How does it do this? By providing a new reason to care about the world: both the game world and the real world. Like saving the life of a beautiful princess in an RPG,
Flower allows us to save something else beautiful: the world, or, in many ways, beauty itself. Over time, I began to see beauty as its own character in the world of
Flower: someone whom I got to know well early in the game, whom was suddenly taken from me, and whom I had to rescue. Even if you don’t see it that way, you’re still given an incredibly rich and colorful world, and you have it snatched away from you.
Who wouldn’t want to save this? I think most of us have an innate love of natural beauty, and we seek it out wherever we can find it. For many of us, it’s extremely rare, found only in weekend trips out of the city.
Flower doesn’t have to make us want to tear down every man-made structure in the world in order to make us care a little bit more about the beauty in our world. All of a sudden, I feel like decorating my apartment out with a bunch of plants. There certainly might be a connection here.
It’s sad that we constantly have to feel so far removed from the worlds and the characters that we, as players, inhabit. To me,
Flower was the strongest reminder in recent memory that
we, the players, are the people who have the power to change the world. Hell, there might even be hope for our own world.
Glad to know you enjoyed it, even if you refuse to admit to crying after you finished or cuddling your stuffed unicorn when your tears ran dry. You're still good people in my book.
We are the children...
Something...some-ah-thing...uh...sooooomething!
In all seriousness though, great write up and I'll tell you why. Because you actually explained properly to me what this game was about, unlike my brother who also loved it but has the oral articulation of a yawning hippo.
And Zodiac, I don't have a stuffed unicorn. I have no idea what you're talking about.
Really curious to see what thatgamecompany's third title will be!
Aside from that, this is easily one of the better in-depth look into the world of Flower I've read in quite a while.
As for saving the world, not every game cares about the feeling the player has when the world is saved (end of the game). They care about the journey there, and not the experices you have. Certain games focus on other factors. Example, Gears of War series's only message across is, "Lets have some fun chain sawing through some aliens."
There are millions of RPG's though that can, and should, change the way it's played so that the gamer feels as if they actually impacted the game world.
Hmmmmm... Really good write up.
Seriously, this was an incredible write-up. I feel similarly about Mother 3, but no other game has made me feel that way.
From what you've said, I really think that Flower could give me that kind of experience again, and I seriously need to play it now.
One more thing I forgot to mention that just came to me now: be sure to play through the credits. There's something very breathtaking about the way the game's credits are handled. An emotional staff roll? Amazingly, yes.
I honestly use this game to finish many of my hours of gaming, because it just leaves me feeling good.

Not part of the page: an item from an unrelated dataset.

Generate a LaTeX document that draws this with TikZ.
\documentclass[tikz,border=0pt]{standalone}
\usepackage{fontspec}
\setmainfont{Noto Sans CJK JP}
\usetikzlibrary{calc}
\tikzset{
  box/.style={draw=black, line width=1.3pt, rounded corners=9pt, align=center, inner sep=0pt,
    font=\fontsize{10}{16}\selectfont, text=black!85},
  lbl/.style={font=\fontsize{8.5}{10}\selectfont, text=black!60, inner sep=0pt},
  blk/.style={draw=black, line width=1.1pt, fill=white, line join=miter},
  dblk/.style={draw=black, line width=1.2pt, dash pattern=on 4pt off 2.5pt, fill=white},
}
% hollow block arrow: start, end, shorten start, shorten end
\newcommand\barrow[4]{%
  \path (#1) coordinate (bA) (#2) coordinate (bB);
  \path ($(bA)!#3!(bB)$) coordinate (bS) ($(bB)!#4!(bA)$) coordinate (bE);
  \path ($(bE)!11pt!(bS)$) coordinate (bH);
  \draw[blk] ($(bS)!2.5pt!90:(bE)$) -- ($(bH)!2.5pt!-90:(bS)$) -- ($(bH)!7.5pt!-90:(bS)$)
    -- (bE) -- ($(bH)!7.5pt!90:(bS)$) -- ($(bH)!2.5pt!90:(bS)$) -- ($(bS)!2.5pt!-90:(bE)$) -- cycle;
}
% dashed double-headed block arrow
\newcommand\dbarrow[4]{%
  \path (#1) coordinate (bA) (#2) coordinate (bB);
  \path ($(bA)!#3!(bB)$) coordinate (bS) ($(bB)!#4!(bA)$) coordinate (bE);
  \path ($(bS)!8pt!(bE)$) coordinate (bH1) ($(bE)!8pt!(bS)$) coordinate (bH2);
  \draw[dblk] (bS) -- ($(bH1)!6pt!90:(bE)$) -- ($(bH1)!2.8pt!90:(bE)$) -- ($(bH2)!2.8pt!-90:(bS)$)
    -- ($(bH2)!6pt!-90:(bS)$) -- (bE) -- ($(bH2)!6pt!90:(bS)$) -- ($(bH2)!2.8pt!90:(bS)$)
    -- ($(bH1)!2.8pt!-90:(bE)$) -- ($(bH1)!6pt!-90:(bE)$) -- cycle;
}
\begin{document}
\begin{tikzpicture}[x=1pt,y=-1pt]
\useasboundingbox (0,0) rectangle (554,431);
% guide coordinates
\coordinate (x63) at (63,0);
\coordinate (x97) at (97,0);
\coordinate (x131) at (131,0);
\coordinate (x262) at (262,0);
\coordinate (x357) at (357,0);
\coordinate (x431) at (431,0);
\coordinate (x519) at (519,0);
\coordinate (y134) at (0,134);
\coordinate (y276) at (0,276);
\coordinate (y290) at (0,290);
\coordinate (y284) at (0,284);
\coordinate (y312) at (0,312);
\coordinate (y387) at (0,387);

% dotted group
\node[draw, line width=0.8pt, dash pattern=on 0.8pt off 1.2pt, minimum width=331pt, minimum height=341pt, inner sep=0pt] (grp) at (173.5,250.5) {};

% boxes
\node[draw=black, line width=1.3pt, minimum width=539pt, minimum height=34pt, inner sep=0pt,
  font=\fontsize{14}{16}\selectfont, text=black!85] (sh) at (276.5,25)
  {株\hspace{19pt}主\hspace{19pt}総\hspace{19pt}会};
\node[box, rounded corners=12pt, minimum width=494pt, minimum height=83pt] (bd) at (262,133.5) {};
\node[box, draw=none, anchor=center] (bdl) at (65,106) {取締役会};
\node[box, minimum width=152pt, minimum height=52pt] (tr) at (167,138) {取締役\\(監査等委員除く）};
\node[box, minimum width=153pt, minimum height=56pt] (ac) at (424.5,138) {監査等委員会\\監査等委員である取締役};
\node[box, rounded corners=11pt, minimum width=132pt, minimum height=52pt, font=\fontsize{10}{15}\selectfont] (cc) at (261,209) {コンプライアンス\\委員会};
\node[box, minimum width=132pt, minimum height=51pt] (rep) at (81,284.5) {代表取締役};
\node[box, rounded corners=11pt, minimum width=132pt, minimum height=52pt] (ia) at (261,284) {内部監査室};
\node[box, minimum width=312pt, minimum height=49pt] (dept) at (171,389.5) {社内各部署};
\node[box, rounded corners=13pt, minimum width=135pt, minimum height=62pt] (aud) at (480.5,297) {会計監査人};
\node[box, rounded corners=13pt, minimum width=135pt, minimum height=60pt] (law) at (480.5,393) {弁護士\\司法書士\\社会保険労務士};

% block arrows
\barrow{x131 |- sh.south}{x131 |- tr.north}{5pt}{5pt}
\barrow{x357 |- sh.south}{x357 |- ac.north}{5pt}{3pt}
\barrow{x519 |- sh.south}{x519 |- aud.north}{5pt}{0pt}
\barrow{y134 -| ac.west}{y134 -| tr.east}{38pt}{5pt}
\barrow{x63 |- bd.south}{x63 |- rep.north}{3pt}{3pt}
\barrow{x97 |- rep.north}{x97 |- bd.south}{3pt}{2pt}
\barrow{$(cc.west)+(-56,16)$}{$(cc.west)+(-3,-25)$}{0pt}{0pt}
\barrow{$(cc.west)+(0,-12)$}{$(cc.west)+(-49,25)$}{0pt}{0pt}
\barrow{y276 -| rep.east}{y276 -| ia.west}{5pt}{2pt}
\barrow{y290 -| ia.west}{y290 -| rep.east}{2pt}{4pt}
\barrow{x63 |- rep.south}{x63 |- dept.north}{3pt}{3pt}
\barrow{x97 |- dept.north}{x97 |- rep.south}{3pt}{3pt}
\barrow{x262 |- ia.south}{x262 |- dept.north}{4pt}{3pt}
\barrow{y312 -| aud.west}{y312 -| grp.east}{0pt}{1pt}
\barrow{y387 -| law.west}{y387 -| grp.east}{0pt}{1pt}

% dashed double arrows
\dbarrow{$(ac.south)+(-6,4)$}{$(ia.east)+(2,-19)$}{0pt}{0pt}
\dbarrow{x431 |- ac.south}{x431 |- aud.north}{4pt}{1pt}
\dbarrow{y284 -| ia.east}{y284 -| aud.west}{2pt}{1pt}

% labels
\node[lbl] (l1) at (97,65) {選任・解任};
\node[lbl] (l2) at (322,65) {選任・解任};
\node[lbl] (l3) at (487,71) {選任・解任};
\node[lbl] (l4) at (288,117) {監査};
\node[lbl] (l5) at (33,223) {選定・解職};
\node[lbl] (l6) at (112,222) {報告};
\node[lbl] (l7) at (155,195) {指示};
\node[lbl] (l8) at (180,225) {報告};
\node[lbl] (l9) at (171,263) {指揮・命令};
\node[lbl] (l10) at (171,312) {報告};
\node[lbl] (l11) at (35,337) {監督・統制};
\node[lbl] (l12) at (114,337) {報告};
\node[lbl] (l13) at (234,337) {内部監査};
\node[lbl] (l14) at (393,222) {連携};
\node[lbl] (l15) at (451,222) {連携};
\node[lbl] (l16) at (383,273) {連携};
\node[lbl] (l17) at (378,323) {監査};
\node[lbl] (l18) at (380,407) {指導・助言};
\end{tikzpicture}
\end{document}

It's nice to dial the carnage down to zero and just feel like I've done something nice in the receptive world of Flower. I actually DID buy a plant because of this game, a Heart-shaped Philodendron(I named him PlantO :D) I'm sure that sounds completely stupid. But the fact that a game gave me the motivation to care for something, other than myself, everyday is pretty impressive IMO.
Anyhoo, great job Kauza!
I did not cry (and I heartily laugh at those who did) but, as I described it to a friend, found the game to be "oddly compelling." I was very impressed with how the game genuinely created a sense of "doing something" despite probably doing less than any other game. Similarly was the sense of wanting to see what is going to happen next when you know it's "just a bunch of damn flowers."

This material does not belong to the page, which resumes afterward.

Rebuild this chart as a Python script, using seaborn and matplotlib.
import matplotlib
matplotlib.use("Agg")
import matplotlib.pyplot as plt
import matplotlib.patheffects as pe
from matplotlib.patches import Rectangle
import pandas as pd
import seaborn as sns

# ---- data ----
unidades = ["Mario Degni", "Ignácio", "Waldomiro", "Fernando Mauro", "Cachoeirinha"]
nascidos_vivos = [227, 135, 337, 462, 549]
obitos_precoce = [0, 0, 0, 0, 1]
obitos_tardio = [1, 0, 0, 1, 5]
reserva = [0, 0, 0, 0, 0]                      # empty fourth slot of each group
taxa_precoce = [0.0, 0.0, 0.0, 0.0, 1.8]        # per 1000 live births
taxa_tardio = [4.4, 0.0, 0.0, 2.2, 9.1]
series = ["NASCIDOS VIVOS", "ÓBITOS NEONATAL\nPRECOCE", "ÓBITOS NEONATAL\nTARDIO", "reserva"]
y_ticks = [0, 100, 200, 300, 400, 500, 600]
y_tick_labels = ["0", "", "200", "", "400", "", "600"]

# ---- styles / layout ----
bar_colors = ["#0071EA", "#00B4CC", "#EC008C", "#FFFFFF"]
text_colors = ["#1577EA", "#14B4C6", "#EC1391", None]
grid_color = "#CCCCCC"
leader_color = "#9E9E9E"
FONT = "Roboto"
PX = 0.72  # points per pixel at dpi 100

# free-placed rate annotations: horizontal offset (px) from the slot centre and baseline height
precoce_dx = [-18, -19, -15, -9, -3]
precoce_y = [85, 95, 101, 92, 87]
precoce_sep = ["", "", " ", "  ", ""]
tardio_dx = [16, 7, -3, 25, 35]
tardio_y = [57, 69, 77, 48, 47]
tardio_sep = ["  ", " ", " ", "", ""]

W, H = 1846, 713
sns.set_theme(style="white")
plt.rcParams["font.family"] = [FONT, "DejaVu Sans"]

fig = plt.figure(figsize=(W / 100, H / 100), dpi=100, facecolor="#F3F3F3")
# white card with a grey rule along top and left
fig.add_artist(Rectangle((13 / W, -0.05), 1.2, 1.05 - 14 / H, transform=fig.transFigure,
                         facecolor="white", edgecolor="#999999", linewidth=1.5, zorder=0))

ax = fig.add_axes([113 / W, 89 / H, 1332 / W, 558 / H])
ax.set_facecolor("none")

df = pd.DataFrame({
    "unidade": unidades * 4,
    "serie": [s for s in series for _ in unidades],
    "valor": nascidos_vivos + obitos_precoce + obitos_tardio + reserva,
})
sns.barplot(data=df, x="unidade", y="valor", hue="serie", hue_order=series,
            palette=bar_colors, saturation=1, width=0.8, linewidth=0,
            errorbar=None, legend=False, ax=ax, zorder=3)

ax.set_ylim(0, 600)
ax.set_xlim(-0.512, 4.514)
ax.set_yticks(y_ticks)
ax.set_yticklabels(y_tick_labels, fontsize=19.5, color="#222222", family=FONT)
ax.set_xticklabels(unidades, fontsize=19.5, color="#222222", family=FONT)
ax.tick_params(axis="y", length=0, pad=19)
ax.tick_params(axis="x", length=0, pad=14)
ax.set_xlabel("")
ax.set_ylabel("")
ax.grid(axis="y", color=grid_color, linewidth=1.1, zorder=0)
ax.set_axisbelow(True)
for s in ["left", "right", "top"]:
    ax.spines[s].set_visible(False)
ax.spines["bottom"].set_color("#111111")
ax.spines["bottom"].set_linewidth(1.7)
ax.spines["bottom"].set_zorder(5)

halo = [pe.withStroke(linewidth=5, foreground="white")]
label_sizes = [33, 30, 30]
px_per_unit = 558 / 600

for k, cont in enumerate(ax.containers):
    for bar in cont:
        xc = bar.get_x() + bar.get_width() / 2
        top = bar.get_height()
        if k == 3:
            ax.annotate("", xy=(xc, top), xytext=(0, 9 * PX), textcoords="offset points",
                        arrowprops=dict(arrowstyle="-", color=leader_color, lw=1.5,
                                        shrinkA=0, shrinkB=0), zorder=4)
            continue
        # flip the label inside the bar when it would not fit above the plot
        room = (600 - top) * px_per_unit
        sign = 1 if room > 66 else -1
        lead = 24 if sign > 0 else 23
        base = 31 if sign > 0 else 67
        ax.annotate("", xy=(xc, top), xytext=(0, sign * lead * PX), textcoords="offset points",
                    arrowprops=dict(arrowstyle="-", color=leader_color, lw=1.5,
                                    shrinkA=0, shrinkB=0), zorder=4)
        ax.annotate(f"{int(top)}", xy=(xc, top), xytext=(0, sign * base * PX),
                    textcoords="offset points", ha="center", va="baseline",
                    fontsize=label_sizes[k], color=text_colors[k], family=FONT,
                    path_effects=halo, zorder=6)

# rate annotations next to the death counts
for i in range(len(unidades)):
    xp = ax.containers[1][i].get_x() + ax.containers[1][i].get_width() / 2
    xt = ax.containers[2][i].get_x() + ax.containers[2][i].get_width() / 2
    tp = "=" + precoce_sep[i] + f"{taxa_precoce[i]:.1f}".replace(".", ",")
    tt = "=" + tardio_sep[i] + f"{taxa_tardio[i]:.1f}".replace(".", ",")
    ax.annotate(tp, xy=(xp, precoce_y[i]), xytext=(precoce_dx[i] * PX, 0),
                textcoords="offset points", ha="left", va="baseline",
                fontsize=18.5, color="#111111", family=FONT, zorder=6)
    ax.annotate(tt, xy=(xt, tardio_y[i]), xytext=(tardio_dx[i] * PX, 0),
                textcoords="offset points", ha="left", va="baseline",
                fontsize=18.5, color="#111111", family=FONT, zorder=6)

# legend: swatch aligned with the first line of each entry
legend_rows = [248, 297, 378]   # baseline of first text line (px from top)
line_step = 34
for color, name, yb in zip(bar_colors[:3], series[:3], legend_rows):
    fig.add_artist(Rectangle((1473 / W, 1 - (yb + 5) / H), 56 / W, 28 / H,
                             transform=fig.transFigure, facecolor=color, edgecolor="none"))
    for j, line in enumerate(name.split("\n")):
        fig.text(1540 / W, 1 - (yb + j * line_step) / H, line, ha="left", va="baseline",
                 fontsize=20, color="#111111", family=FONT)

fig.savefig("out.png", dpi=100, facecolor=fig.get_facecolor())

Many games throw achievements and stories and this and that and yet do not create that. Putting aside all the art-house talk about saving the world or whatever, pound for pound the game is one of the most well designed games made. Most designers merely imitate successful games to blindly hope that they'll capture the original's magic, but it's clear that with Flower they stumbled across their own.

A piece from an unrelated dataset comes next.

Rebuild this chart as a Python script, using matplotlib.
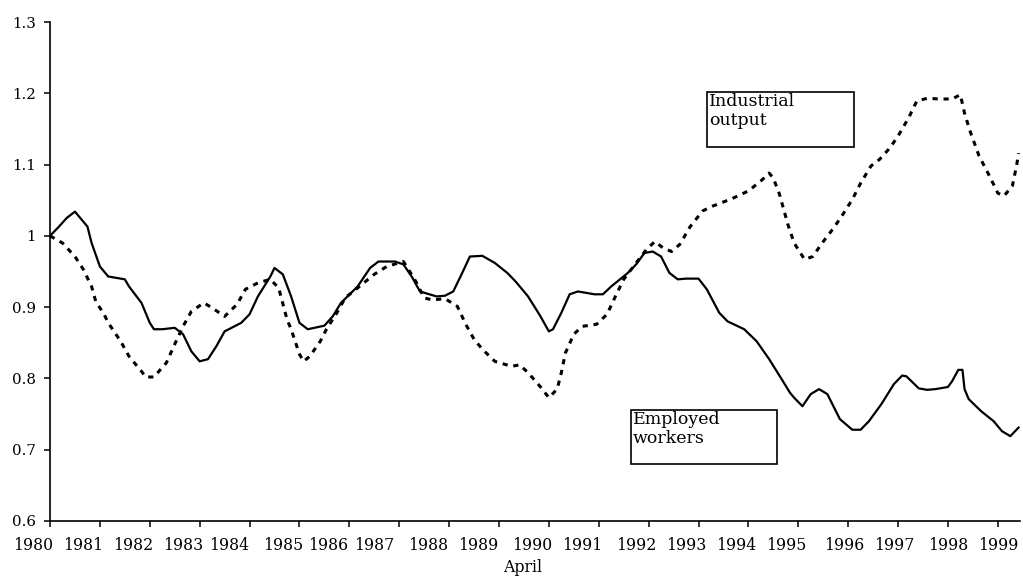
import matplotlib.pyplot as plt
from matplotlib.patches import Rectangle

# months counted from April 1980, index 1980 = 1.0
emp_month = [0, 2, 4, 6, 9, 10, 12, 14, 18, 19, 22, 24, 25, 27, 30, 32, 34, 36, 38, 40, 42, 46,
             48, 50, 53, 54, 56, 58, 60, 62, 66, 68, 70, 74, 77, 79, 83, 85, 87, 89, 93, 95,
             97, 99, 101, 104, 107, 110, 112, 115, 118, 120, 121, 123, 125, 127, 131, 133, 135, 139, 141, 143,
             145, 147, 149, 151, 153, 156, 158, 161, 163, 167, 170, 173, 176, 178, 179, 181, 183, 185, 187, 190,
             193, 195, 197, 200, 203, 205, 206, 209, 211, 213, 216, 217, 218.5, 219.5, 220, 221, 224, 227, 229, 231,
             233]
emp_value = [1.000, 1.012, 1.025, 1.034, 1.013, 0.990, 0.957, 0.943, 0.939, 0.929, 0.906, 0.878, 0.869, 0.869, 0.871, 0.862, 0.838, 0.824, 0.827, 0.845, 0.866, 0.878,
             0.890, 0.915, 0.943, 0.955, 0.946, 0.915, 0.878, 0.869, 0.874, 0.887, 0.906, 0.929, 0.955, 0.964, 0.964, 0.960, 0.943, 0.922, 0.915, 0.916,
             0.922, 0.946, 0.971, 0.972, 0.962, 0.948, 0.936, 0.915, 0.887, 0.866, 0.869, 0.892, 0.918, 0.922, 0.918, 0.918, 0.929, 0.948, 0.960, 0.976,
             0.978, 0.971, 0.948, 0.939, 0.940, 0.940, 0.925, 0.892, 0.880, 0.869, 0.852, 0.827, 0.799, 0.780, 0.773, 0.761, 0.778, 0.785, 0.778, 0.743,
             0.728, 0.728, 0.740, 0.764, 0.792, 0.804, 0.803, 0.786, 0.784, 0.785, 0.788, 0.796, 0.812, 0.812, 0.785, 0.771, 0.754, 0.740, 0.726, 0.719,
             0.731]

ind_month = [0, 3, 6, 8, 10, 11, 13, 14, 17, 19, 22, 23, 25, 28, 30, 32, 34, 37, 39, 42,
             45, 47, 50, 53, 55, 57, 58, 60, 61, 62.5, 65, 66.5, 69, 71, 74, 78, 81, 85, 86, 88,
             90, 92, 95, 98, 100, 102, 104, 107, 111, 113, 115, 118, 120, 122, 123, 124, 126, 128, 131.5, 134,
             136, 138, 141, 143.5, 145.5, 147.5, 149.5, 151.5, 154, 157, 159.5, 164, 168, 171, 173, 174, 175.5, 177.5, 179, 181.5,
             183.5, 185.5, 188.5, 190.5, 193, 195, 197.5, 199.5, 202, 204, 206.5, 208.5, 211, 214, 217, 219, 220, 221.5, 223.5, 226,
             228, 229.5, 231.5, 232.5, 233]
ind_value = [1.000, 0.990, 0.971, 0.953, 0.929, 0.908, 0.890, 0.878, 0.852, 0.831, 0.810, 0.802, 0.802, 0.822, 0.848, 0.873, 0.894, 0.906, 0.899, 0.887,
             0.904, 0.925, 0.934, 0.939, 0.927, 0.883, 0.869, 0.834, 0.824, 0.831, 0.852, 0.869, 0.892, 0.913, 0.927, 0.946, 0.957, 0.964, 0.955, 0.936,
             0.913, 0.910, 0.912, 0.901, 0.876, 0.855, 0.841, 0.824, 0.817, 0.819, 0.808, 0.788, 0.773, 0.785, 0.808, 0.836, 0.862, 0.873, 0.876, 0.890,
             0.915, 0.939, 0.962, 0.981, 0.992, 0.983, 0.978, 0.988, 1.013, 1.035, 1.042, 1.052, 1.063, 1.077, 1.088, 1.081, 1.058, 1.016, 0.990, 0.967,
             0.971, 0.988, 1.011, 1.028, 1.051, 1.074, 1.098, 1.107, 1.123, 1.140, 1.165, 1.189, 1.193, 1.192, 1.192, 1.198, 1.172, 1.144, 1.112, 1.084,
             1.060, 1.056, 1.070, 1.098, 1.116]

year_labels = ['1980', '1981', '1982', '1983', '1984', '1985', '1986', '1987', '1988', '1989',
               '1990', '1991', '1992', '1993', '1994', '1995', '1996', '1997', '1998', '1999']
year_label_month = [-4, 8, 20, 32, 43, 56, 67, 78, 91, 103, 116, 128, 141, 153, 165, 177, 191, 203, 216, 228]

y_ticks = [0.6, 0.7, 0.8, 0.9, 1.0, 1.1, 1.2, 1.3]
y_tick_labels = ['0.6', '0.7', '0.8', '0.9', '1', '1.1', '1.2', '1.3']

plt.rcParams['font.family'] = 'DejaVu Serif'
plt.rcParams['font.size'] = 11.3

fig = plt.figure(figsize=(10.23, 5.76), dpi=100)
ax = fig.add_axes([0.0489, 0.0955, 0.948, 0.8663])

ax.plot(emp_month, emp_value, color='black', lw=1.6)
ax.plot(ind_month, ind_value, color='black', lw=2.2, linestyle=(0, (1.7, 1.9)))

ax.set_xlim(0, 233.3)
ax.set_ylim(0.6, 1.3)
ax.spines['top'].set_visible(False)
ax.spines['right'].set_visible(False)
ax.spines['left'].set_linewidth(1.2)
ax.spines['bottom'].set_linewidth(1.2)

ax.set_yticks(y_ticks)
ax.set_yticklabels(y_tick_labels, fontsize=10.8)
ax.set_xticks(range(0, 233, 12))
ax.set_xticklabels([])
ax.tick_params(axis='both', direction='out', length=4, width=1.1, color='black')
ax.tick_params(axis='y', pad=6)

# year labels do not sit on the tick marks
for m, lab in zip(year_label_month, year_labels):
    ax.text(m, -0.05, lab, transform=ax.get_xaxis_transform(), ha='center', va='center', clip_on=False)

fig.text(523 / 1023, 1 - 567 / 576, 'April', ha='center', va='center')

# label boxes
boxes = [((706.7, 91.7, 854, 146.7), 'Industrial\noutput'),
         ((631, 410, 777, 464.3), 'Employed\nworkers')]
for (x0, y0, x1, y1), txt in boxes:
    fig.patches.append(Rectangle((x0 / 1023, 1 - y1 / 576), (x1 - x0) / 1023, (y1 - y0) / 576,
                                 transform=fig.transFigure, fill=False, edgecolor='black', lw=1.2))
    fig.text((x0 + 2) / 1023, 1 - (y0 + 1) / 576, txt, ha='left', va='top', linespacing=1.15,
             fontsize=12.5)

fig.savefig('out.png', dpi=100)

Ah, but I may as well try and catch the wind...
I think I can honestly say now without feeling emasculated that I was genuinely scared when the blackout started.
"I can change the world
I would be the sunlight in your universe
You will think my love was really something good
Baby if I could change the world"
(Elsa, on the front-page votes are replaced by comments which means this has to compete with Jim's articles. Nice try Kauza. See here: popular link on top right of the screen.)
But you can spend plenty of time re playing it though, oh you can....as I have done about 50 times :D
...and yeah, that was the best credit sequence I've ever seen :)
I love it when stories like this get promoted to the front page. It reminds me why I like Destructoid in the first place.
Back on topic:
You do bring up a very good point that somehow still gets forgotten: Good tactics from other mediums do not necessary translate to being good tactics in Video Games.
I know Mr. Birch has been constantly bringing up in his rants and I've read many a blog posts that discuss this topic. Games needs to be designed as games. Stories, cutscenes, and the like are extraneous and ofter detract from the experience rather than add to it.
I recently played through Flower myself and I had a very similar reaction to the game as you. The ham-fisted message on wind power and "going green" left me indifferent, but the gameplay and the literal flow of the events kept me immersed. I felt like I was making the difference. The game and the game world was affected by me. And all of this was done without conventional story telling. No names. No haunted past. No relationships you're told to care about. Nothing but the levels you play through and the game's feedback to your action. You are progressively shown how things affect you and the world you are in, and you are then granted the power to restore the world to its former glory by using gameplay elements that you have learned.
It's simple. It's elegant. And it's damn satisfying.